Jewish American Heritage Month
VTCSOM celebrates Jewish American Heritage Month by highlighting Jewish physicians and scientists who have helped to advance medical education and patient care.
This year, the profiles were researched and written by Mia Edelson, class of 2025, and Courtney Powell, community and culture manager.

Abraham Joshua Heschel
1907 - 1972
Abraham Joshua Heschel was a Polish-born American rabbi and one of the leading Jewish theologians and Jewish philosophers of the 20th century.
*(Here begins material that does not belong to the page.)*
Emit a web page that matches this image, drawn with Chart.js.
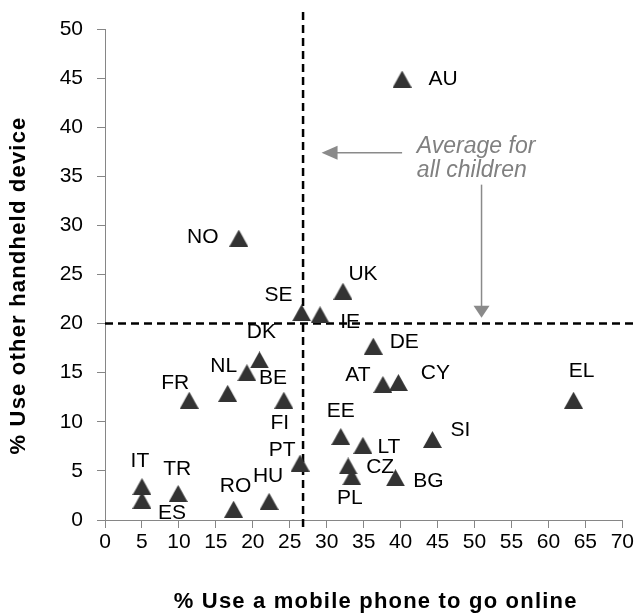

Heschel, a professor of Jewish mysticism at the Jewish Theological Seminary of America, authored a number of widely read books on Jewish philosophy and was a leader in the civil rights movement.
Considered “one of the truly great men” of his day and a “great prophet” by Martin Luther King, Jr., Heschel articulated to many Jewish Americans and African Americans the notion that they had a responsibility for each other’s liberation and for the plight of all suffering fellow humans around the world.
Heschel was an outspoken critic of the Vietnam War, an advocate for Soviet Jewry and a pioneer of interfaith dialogue.
Sources:

Gisella Perl
(1907-1988)
Source: 7 Female Jewish Doctors Who Changed History by Hannah Steinkopf-Frank
"After deported to Auschwitz in 1944, Romanian gynecologist Gisella Perl provided life-saving health care to hundreds of women. Perl had to convince her father to let her attend medical school. She was living in a ghetto when her family was sent to the largest Nazi concentration camp. While she helped others dealing with a variety of injuries and maladies, her most important work was conducting abortions, particularly for women who had been raped in the camp. Knowing that these women would be killed if their pregnant status was uncovered, Perl performed these procedures in the middle of night with no medical equipment.
Perl was the only member of her family to survive the Holocaust and attempted suicide in 1947, but dedicated the rest of her life to overcoming her trauma. She came to the United States and became an advocate for Holocaust remembrance. Her 1948 book, I Was a Doctor in Auschwitz, was one of the first texts documenting the sexual violence that occurred there. Although she had stopped practicing medicine, Former First Lady Eleanor Roosevelt convinced Perl to return. She focused on infertility, and during her career delivered around 3,000 babies."

Gerty Theresa Cori
(1896-1957)
Source: 7 Female Jewish Doctors Who Changed History by Hannah Steinkopf-Frank
"For her research on carbohydrate metabolism, biochemist Gerty Cori became the first woman to win a Nobel Prize in Physiology or Medicine. Born in Prague, Cori met her husband and research collaborator Carl Ferdinand Cori in medical school at the University of Prague. After moving to the United States because of growing anti-Semitism in Europe, she faced difficulties obtaining research positions, despite her husband’s persistence that they work together. They eventually were hired at Washington University in St. Louis, although she made one tenth of his salary.
There, they created the Cori cycle, which explains how lactic acid formed in muscles is converted into glucose. In 1947, they received the Nobel Prize along with Argentine physiologist Bernardo Houssay. This research on metabolic function had implications for aiding those with diabetes and other metabolism-related diseases. In her life, Cori was the fourth women elected to the National Academy of Sciences and was appointed to the National Science Foundation by President Harry S. Truman."

Selman Waksman
(1888 - 1973)
Source: Invent.org
Selman Waksman revolutionized medicine and saved the lives of countless tuberculosis patients with streptomycin, a powerful antibiotic.
As a pioneer in microbiology, Waksman specialized in the study of microbes in soil. He recognized that microorganisms produced many organic substances with unknown properties and created a screening system to isolate and identify those substances with antibiotic properties. By examining thousands of soil samples, his lab identified a number of viable antibiotic drugs. The most important find, streptomycin, provided the first effective treatment for tuberculosis, a disease that had ravaged mankind. Previously, tuberculosis victims were kept in sanitaria where their main treatment was fresh air and a healthy diet.
Waksman's success inspired others to research antibiotics. Royalties from patents generated enormous profits, enabling Waksman to establish and fund the Waksman Institute of Microbiology at Rutgers University and the Foundation for Microbiology, which now bears his name.
Born near Kiev, in the Ukraine, Waksman traveled to the U.S. to study at Rutgers, later receiving his Ph.D. from the University of California. The recipient of many honors, Waksman won the Nobel Prize for Physiology or Medicine in 1952 and is credited with coining the term "antibiotic."